▸ Exercise
Select every line below containing the word "chart".

▸ Data for processing

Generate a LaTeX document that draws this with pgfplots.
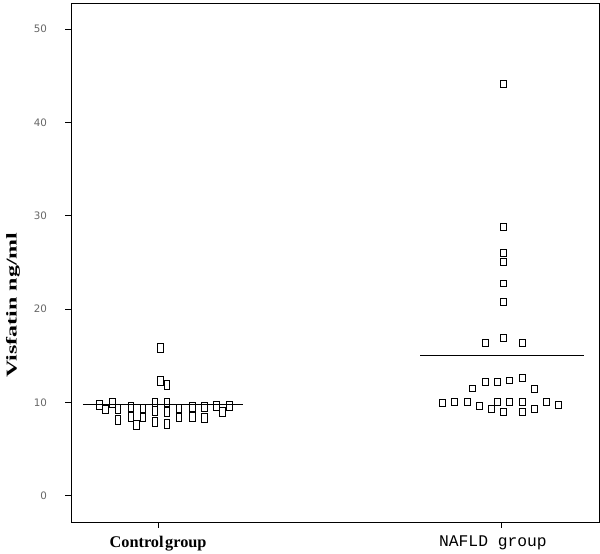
\documentclass[border=0pt]{standalone}
\usepackage{fontspec}
\setmainfont{Liberation Serif}
\newfontfamily\tickfont{DejaVu Sans}
\newfontfamily\monofont{Liberation Mono}
\usepackage{pgfplots}
\pgfplotsset{compat=1.18}
\begin{document}
\begin{tikzpicture}
\begin{axis}[
  name=ax,
  scale only axis,
  width=528pt, height=519pt,
  xmin=0.746, xmax=2.286,
  ymin=-2.82, ymax=52.8,
  axis line style={line width=0.85pt},
  tick align=outside,
  tick style={black, line width=0.85pt},
  major tick length=5.5pt,
  xtick={1,2},
  xticklabels={{\bfseries Control\hspace{1.5pt}group},{\hspace*{-16pt}\monofont NAFLD group}},
  xticklabel style={font=\fontsize{16.3}{17}\selectfont, yshift=-5pt},
  ytick={0,10,20,30,40,50},
  yticklabel style={font=\tickfont\fontsize{10.3}{11}\selectfont, text=black!60, xshift=-15pt},
  /pgf/number format/assume math mode=true,
  xtick pos=bottom, ytick pos=left,
  ylabel={\scalebox{1.6}[1]{\bfseries Visfatin ng/ml}},
  ylabel style={font=\fontsize{15}{16}\selectfont, at={(axis description cs:-0.11,0.418)}, anchor=center, rotate=0},
  clip=false,
]
% Control group
\addplot[only marks, mark=square, mark size=2.9pt, mark options={yscale=1.5, line width=0.85pt, black}] coordinates {
(0.828,9.75) (0.846,9.25) (0.866,9.96) (0.883,9.29) (0.883,8.1)
(0.921,9.5) (0.921,8.45) (0.936,7.55) (0.956,9.28) (0.956,8.45)
(0.991,10.0) (0.991,9.05) (0.991,7.9) (1.006,15.8) (1.006,12.3)
(1.026,11.9) (1.026,10.0) (1.026,9.0) (1.026,7.67) (1.061,9.29)
(1.061,8.45) (1.099,9.54) (1.099,8.45) (1.134,9.5) (1.134,8.3)
(1.169,9.6) (1.187,9.0) (1.207,9.6)
};
% NAFLD group
\addplot[only marks, mark=square, mark size=3pt, mark options={yscale=1.15, line width=0.85pt, black}] coordinates {
(1.828,9.95) (1.863,10.05) (1.901,10.05) (1.936,9.6) (1.971,9.3)
(1.991,10.05) (2.006,9.0) (2.026,10.05) (2.064,10.05) (2.064,9.0)
(2.099,9.3) (2.134,10.05) (2.169,9.75)
(1.918,11.5) (1.956,12.2) (1.991,12.2) (2.026,12.35) (2.064,12.6) (2.099,11.45)
(1.956,16.4) (2.006,16.95) (2.064,16.4)
(2.006,20.8) (2.006,22.75) (2.006,25.05) (2.006,26.0) (2.006,28.8) (2.006,44.1)
};
% median lines
\addplot[black, line width=1.1pt] coordinates {(0.781,9.75) (1.248,9.75)};
\addplot[black, line width=1.1pt] coordinates {(1.764,15.05) (2.242,15.05)};
\end{axis}
\pgfresetboundingbox
\path[use as bounding box] ([xshift=-71pt,yshift=-31pt]ax.south west) rectangle ([xshift=1pt,yshift=3pt]ax.north east);
\end{tikzpicture}
\end{document}
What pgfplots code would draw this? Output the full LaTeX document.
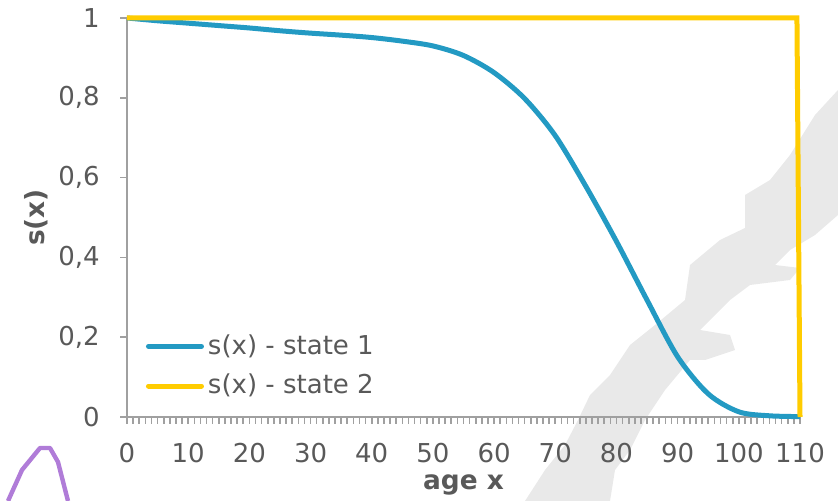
\documentclass[border=0pt]{standalone}
\usepackage{pgfplots}
\pgfplotsset{compat=1.18}
\usepackage{fontspec}
\setmainfont{DejaVu Sans}
\pgfdeclarelayer{background}
\pgfsetlayers{background,main}
\definecolor{sblue}{RGB}{35,154,195}
\definecolor{syellow}{RGB}{255,204,0}
\definecolor{txtgray}{RGB}{89,89,89}
\definecolor{axgray}{RGB}{160,160,160}
\definecolor{wm}{RGB}{233,233,233}
\definecolor{lila}{RGB}{176,124,216}
\begin{document}
\begin{tikzpicture}
\fontsize{13}{15.5}\selectfont
\begin{axis}[
  scale only axis,
  width=336.5pt, height=199.5pt,
  xmin=0, xmax=110, ymin=0, ymax=1,
  axis x line*=bottom, axis y line*=left,
  axis line style={axgray, line width=0.8pt},
  clip=false,
  xtick={0,10,...,110},
  minor x tick num=9,
  ytick={0,0.2,...,1},
  tick align=outside,
  major tick length=3.5pt, minor tick length=3.5pt,
  every tick/.style={axgray, line width=0.8pt},
  xtick style={axgray}, ytick style={axgray},
  ytick pos=left, xtick pos=bottom,
  /pgf/number format/use comma,
  /pgf/number format/assume math mode=true,
  tick label style={font=\fontsize{13}{15.5}\selectfont, text=txtgray},
  yticklabel style={anchor=east, inner sep=0pt, xshift=-10pt},
  xticklabel style={anchor=north, inner sep=0pt, yshift=-9.5pt},
  xlabel={age x}, ylabel={s(x)},
  label style={font=\fontsize{13.2}{15.5}\selectfont\bfseries, text=txtgray},
  xlabel style={at={(axis description cs:0.5,-0.170)}, anchor=center},
  ylabel style={at={(axis description cs:-0.135,0.5)}, anchor=center},
  legend style={draw=none, fill=none, at={(axis cs:3.1,0.038)}, anchor=south west,
    font=\fontsize{13}{15.5}\selectfont, text=txtgray, row sep=4pt,
    inner sep=0pt, outer sep=0pt},
  legend cell align=left,
  legend image code/.code={\draw[#1, line cap=round] (0pt,0pt) -- (26.5pt,0pt);},
]
\coordinate (O) at (axis cs:0,0);
\addplot[sblue, line width=2.5pt, smooth] coordinates {
(0,1) (5,0.993) (10,0.987) (15,0.981) (20,0.975) (25,0.968) (30,0.962)
(35,0.957) (40,0.951) (45,0.942) (50,0.930) (55,0.906) (60,0.863)
(65,0.798) (70,0.705) (75,0.578) (80,0.440) (85,0.293) (90,0.151)
(95,0.058) (100,0.013) (105,0.003) (110,0.001)};
\addlegendentry{s(x) - state 1}
\addplot[syellow, line width=2.5pt] coordinates {(0,1) (109.5,1) (110,0)};
\addlegendentry{s(x) - state 2}
\end{axis}
\begin{pgfonlayer}{background}
\begin{scope}[shift={(O)}, xshift=-63.5pt, yshift=208.5pt, x=0.5pt, y=-0.5pt]
\fill[wm] (525,501) -- (545,470) -- (565,445) -- (578,420) -- (590,395)
 -- (610,375) -- (630,345) -- (655,325) -- (685,300) -- (690,265)
 -- (720,240) -- (745,228) -- (745,195) -- (770,180) -- (790,155)
 -- (815,115) -- (838,90) -- (838,215) -- (815,235) -- (790,250)
 -- (775,265) -- (800,268) -- (790,280) -- (750,285) -- (730,300)
 -- (700,330) -- (730,335) -- (735,350) -- (705,360) -- (690,360)
 -- (665,390) -- (645,420) -- (630,450) -- (615,470) -- (610,501) -- cycle;
\draw[lila, line width=2.2pt, line join=round] (8,501) -- (22,470) -- (40,448) -- (50,448) -- (58,462) -- (68,501);
\end{scope}
\end{pgfonlayer}
\pgfresetboundingbox
\path[use as bounding box, shift={(O)}, xshift=-63.5pt, yshift=208.5pt, x=0.5pt, y=-0.5pt] (0,0) rectangle (838,501);
\end{tikzpicture}
\end{document}
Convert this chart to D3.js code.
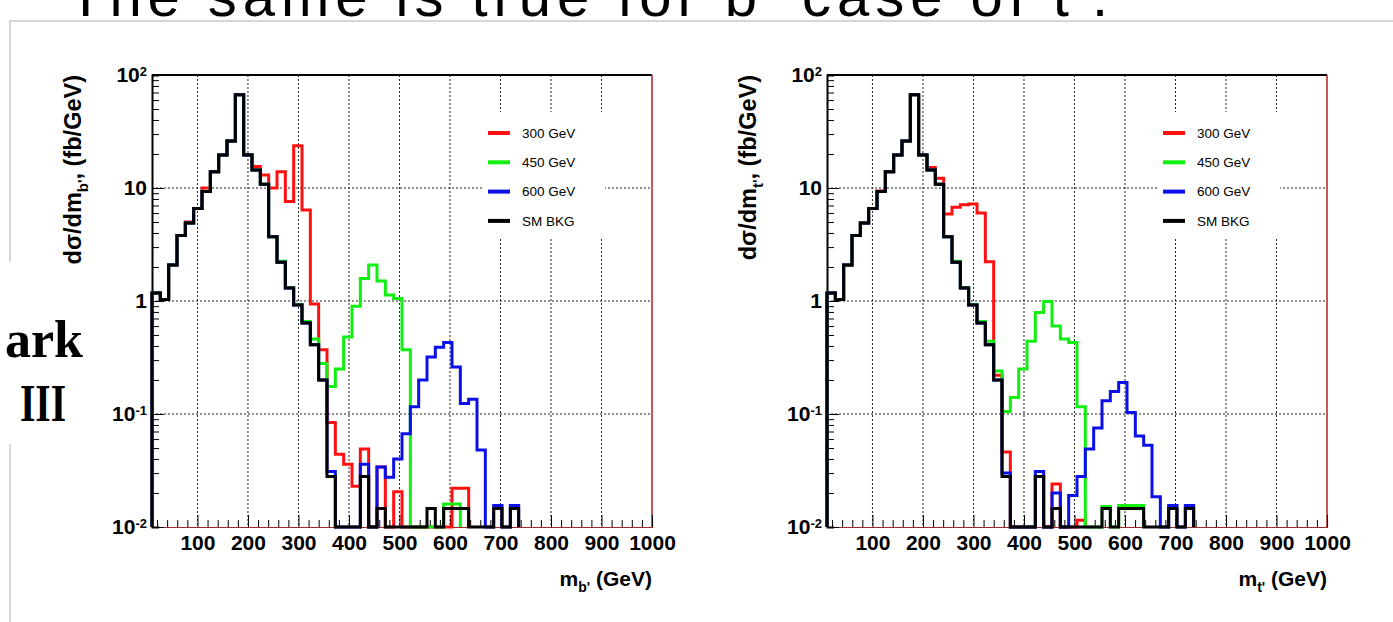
<!DOCTYPE html>
<html>
<head>
<meta charset="utf-8">
<script src="https://cdn.jsdelivr.net/npm/d3@7"></script>
<style>
  body { margin: 0; background: #fff; }
  svg { display: block; }
  text { font-family: "Liberation Sans", Arial, sans-serif; }
</style>
</head>
<body>
<svg id="chart" width="1393" height="622"></svg>
<script>
// histogram binning: 60 bins of 16.5 GeV from 10 to 1000 GeV
var binStart = 10, binWidth = 16.5, nBins = 60;
var edges = d3.range(nBins + 1).map(function (i) { return binStart + binWidth * i; });

// SM background (same in both plots), fb/GeV per bin
var smBkg = [1.18, 1.03, 2.08, 3.8, 4.9, 6.6, 9.3, 13.9, 19.6, 26, 67, 19.6, 14.4, 10.8, 3.7, 2.2, 1.3, 0.92, 0.64, 0.41,
             0.2, 0.028, 0, 0, 0, 0.028, 0, 0.0146, 0, 0, 0, 0, 0, 0.0146, 0, 0.0146, 0.0146, 0.0146, 0, 0,
             0, 0.0146, 0, 0.0146];

// b' plot
var bp300 = [1.18, 1.03, 2.08, 3.8, 5.0, 6.6, 10.0, 13.9, 19.6, 26, 67, 19.8, 15.5, 13, 10, 13.9, 7.6, 23.6, 6.4, 0.94,
             0.37, 0.084, 0.044, 0.036, 0.023, 0.049, 0, 0.034, 0, 0.0205, 0, 0, 0, 0, 0, 0, 0.022, 0.022];
var bp450 = [1.18, 1.03, 2.08, 3.8, 4.9, 6.6, 9.3, 13.9, 19.6, 26, 67, 19.6, 14.4, 10.8, 3.7, 2.25, 1.32, 0.93, 0.66, 0.46,
             0.28, 0.175, 0.25, 0.48, 0.9, 1.58, 2.08, 1.5, 1.13, 1.05, 0.37, 0, 0, 0, 0, 0.016, 0.016];
var bp600 = [1.18, 1.03, 2.08, 3.8, 4.9, 6.6, 9.3, 13.9, 19.6, 26, 67, 19.6, 14.4, 10.8, 3.7, 2.2, 1.3, 0.92, 0.64, 0.41,
             0.2, 0.031, 0, 0, 0, 0.036, 0, 0.034, 0.0275, 0.04, 0.067, 0.116, 0.2, 0.32, 0.39, 0.43, 0.26, 0.124, 0.135, 0.048,
             0, 0.0155, 0, 0.0155];

// t' plot
var tp300 = [1.18, 1.03, 2.08, 3.8, 4.9, 6.6, 9.4, 13.9, 19.6, 26, 67, 19.6, 15.2, 12.2, 5.9, 6.75, 7.1, 7.2, 6.0, 2.23,
             0.22, 0.046, 0, 0, 0, 0.028, 0, 0.024, 0, 0, 0.0115];
var tp450 = [1.18, 1.03, 2.08, 3.8, 4.9, 6.6, 9.3, 13.9, 19.6, 26, 67, 19.6, 14.4, 10.8, 3.7, 2.25, 1.32, 0.93, 0.66, 0.44,
             0.24, 0.105, 0.14, 0.25, 0.44, 0.79, 0.99, 0.6, 0.46, 0.43, 0.116, 0, 0, 0.0152, 0, 0.0155, 0.0155, 0.0155];
var tp600 = [1.18, 1.03, 2.08, 3.8, 4.9, 6.6, 9.3, 13.9, 19.6, 26, 67, 19.6, 14.4, 10.8, 3.7, 2.2, 1.3, 0.92, 0.64, 0.41,
             0.2, 0.03, 0, 0, 0, 0.031, 0, 0.02, 0, 0.019, 0.028, 0.049, 0.075, 0.131, 0.158, 0.19, 0.103, 0.064, 0.053, 0.0185,
             0, 0.0155, 0, 0.0155];

var legendNames = ["300 GeV", "450 GeV", "600 GeV", "SM BKG"];
var colors = ["#ff1010", "#10f010", "#0a10e6", "#000000"];
var xTicks = [100, 200, 300, 400, 500, 600, 700, 800, 900, 1000];
var yTicks = [0.01, 0.1, 1, 10, 100];

var panels = [
  { left: 152, sub: "b'", series: [bp300, bp450, bp600, smBkg] },
  { left: 827, sub: "t'", series: [tp300, tp450, tp600, smBkg] }
];

var svg = d3.select("#chart");
var top_ = 75, bottom = 527, plotW = 500;

// slide leftovers: title cut by the top edge, frame, side text
svg.append("text")
  .attr("x", 68).attr("y", 16)
  .attr("textLength", 1040).attr("lengthAdjust", "spacing")
  .style("font-size", "58px")
  .text("The same is true for b' case of t'.");

svg.append("path")
  .attr("d", "M10,622 L10,21 L1393,21")
  .style("fill", "none").style("stroke", "#d6d6d6").style("stroke-width", 2);

svg.append("rect").attr("x", 0).attr("y", 262).attr("width", 88).attr("height", 182).style("fill", "#fff");
svg.append("text").attr("x", 83).attr("y", 357).attr("text-anchor", "end")
  .style("font-family", "'Liberation Serif', 'Times New Roman', serif").style("font-weight", "bold").style("font-size", "52px")
  .text("ark");
svg.append("text").attr("x", 20).attr("y", 421)
  .attr("textLength", 46).attr("lengthAdjust", "spacingAndGlyphs")
  .style("font-family", "'Liberation Serif', 'Times New Roman', serif").style("font-weight", "bold").style("font-size", "52px")
  .text("III");

panels.forEach(function (p) {
  var x = d3.scaleLinear().domain([binStart, 1000]).range([p.left, p.left + plotW]);
  var y = d3.scaleLog().domain([0.01, 100]).range([bottom, top_]);
  var g = svg.append("g");

  // dotted grid
  g.selectAll(".gx").data(xTicks.slice(0, -1)).enter().append("line")
    .attr("x1", function (d) { return x(d); }).attr("x2", function (d) { return x(d); })
    .attr("y1", top_).attr("y2", bottom)
    .style("stroke", "#222").style("stroke-width", 1).style("stroke-dasharray", "2,2");
  g.selectAll(".gy").data([0.1, 1, 10]).enter().append("line")
    .attr("x1", p.left).attr("x2", p.left + plotW)
    .attr("y1", function (d) { return y(d); }).attr("y2", function (d) { return y(d); })
    .style("stroke", "#222").style("stroke-width", 1).style("stroke-dasharray", "2,2");

  // frame: top black, right dark red
  g.append("line").attr("x1", p.left).attr("x2", p.left + plotW).attr("y1", top_).attr("y2", top_)
    .style("stroke", "#000").style("stroke-width", 2);
  g.append("line").attr("x1", p.left + plotW).attr("x2", p.left + plotW).attr("y1", top_).attr("y2", bottom)
    .style("stroke", "#b02020").style("stroke-width", 1.5);

  // x axis
  var minorX = d3.range(20, 1000, 20).filter(function (d) { return d % 100 !== 0; });
  var xMinor = g.append("g").attr("transform", "translate(0," + bottom + ")")
    .call(d3.axisBottom(x).tickValues(minorX).tickSize(-7).tickFormat(""));
  var xAxis = g.append("g").attr("transform", "translate(0," + bottom + ")")
    .call(d3.axisBottom(x).tickValues(xTicks).tickSize(-12).tickPadding(8).tickFormat(d3.format("d")));
  xMinor.select(".domain").style("stroke", "#a02828").style("stroke-width", 1.2);
  xAxis.select(".domain").remove();
  xAxis.selectAll("text").style("font-size", "21px").style("font-weight", "bold").style("fill", "#000");

  // y axis
  var minorY = [];
  [0.01, 0.1, 1, 10].forEach(function (dec) {
    d3.range(2, 10).forEach(function (m) { minorY.push(dec * m); });
  });
  var yMinor = g.append("g").attr("transform", "translate(" + p.left + ",0)")
    .call(d3.axisLeft(y).tickValues(minorY).tickSize(-7).tickFormat(""));
  var yAxis = g.append("g").attr("transform", "translate(" + p.left + ",0)")
    .call(d3.axisLeft(y).tickValues(yTicks).tickSize(-12).tickPadding(5));
  yMinor.select(".domain").style("stroke", "#000").style("stroke-width", 2);
  yAxis.select(".domain").remove();
  yAxis.selectAll("text").style("font-size", "21px").style("font-weight", "bold").style("fill", "#000")
    .each(function (d) {
      var t = d3.select(this).text(null);
      var e = Math.round(Math.log10(d));
      if (e === 0) { t.text("1"); return; }
      t.append("tspan").text("10");
      if (e !== 1) t.append("tspan").attr("dy", "-0.45em").style("font-size", "13px").text(String(e));
    });

  // titles
  var xt = g.append("text").attr("x", p.left + plotW).attr("y", 586).attr("text-anchor", "end")
    .style("font-size", "21px").style("font-weight", "bold");
  xt.append("tspan").text("m");
  xt.append("tspan").attr("dy", 6).style("font-size", "14px").text(p.sub);
  xt.append("tspan").attr("dy", -6).text(" (GeV)");

  var yt = g.append("text").attr("transform", "translate(" + (p.left - 71) + "," + top_ + ") rotate(-90)")
    .attr("text-anchor", "end").style("font-size", "23.5px").style("font-weight", "bold");
  yt.append("tspan").text("d\u03c3/dm");
  yt.append("tspan").attr("dy", 7).style("font-size", "15px").text(p.sub);
  yt.append("tspan").attr("dy", -7).text(", (fb/GeV)");

  // histograms as step outlines
  var line = d3.line().x(function (d) { return x(d[0]); }).y(function (d) { return y(d[1]); });
  p.series.forEach(function (vals, k) {
    var last = 0;
    vals.forEach(function (v, i) { if (v > 0) last = i; });
    var pts = [[edges[0], 0.01]];
    for (var i = 0; i <= last; i++) {
      var v = vals[i] > 0.01 ? Math.min(vals[i], 100) : 0.01;
      pts.push([edges[i], v], [edges[i + 1], v]);
    }
    pts.push([edges[last + 1], 0.01]);
    g.append("path").attr("d", line(pts))
      .style("fill", "none").style("stroke", colors[k]).style("stroke-width", 3)
      .style("stroke-linejoin", "miter");
  });

  // legend
  var lg = g.append("g").attr("transform", "translate(" + (p.left + 331) + ",112)");
  lg.append("rect").attr("width", 122).attr("height", 125).style("fill", "#fff");
  legendNames.forEach(function (name, k) {
    var ly = 21 + k * 29.3;
    lg.append("line").attr("x1", 5).attr("x2", 27).attr("y1", ly).attr("y2", ly)
      .style("stroke", colors[k]).style("stroke-width", 4);
    lg.append("text").attr("x", 39).attr("y", ly).attr("dy", "0.35em")
      .style("font-size", "13.5px").text(name);
  });
});
</script>
</body>
</html>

▸ Answer for the task
Convert this chart to D3.js code.
<svg id="chart" width="1393" height="622"></svg>
var svg = d3.select("#chart");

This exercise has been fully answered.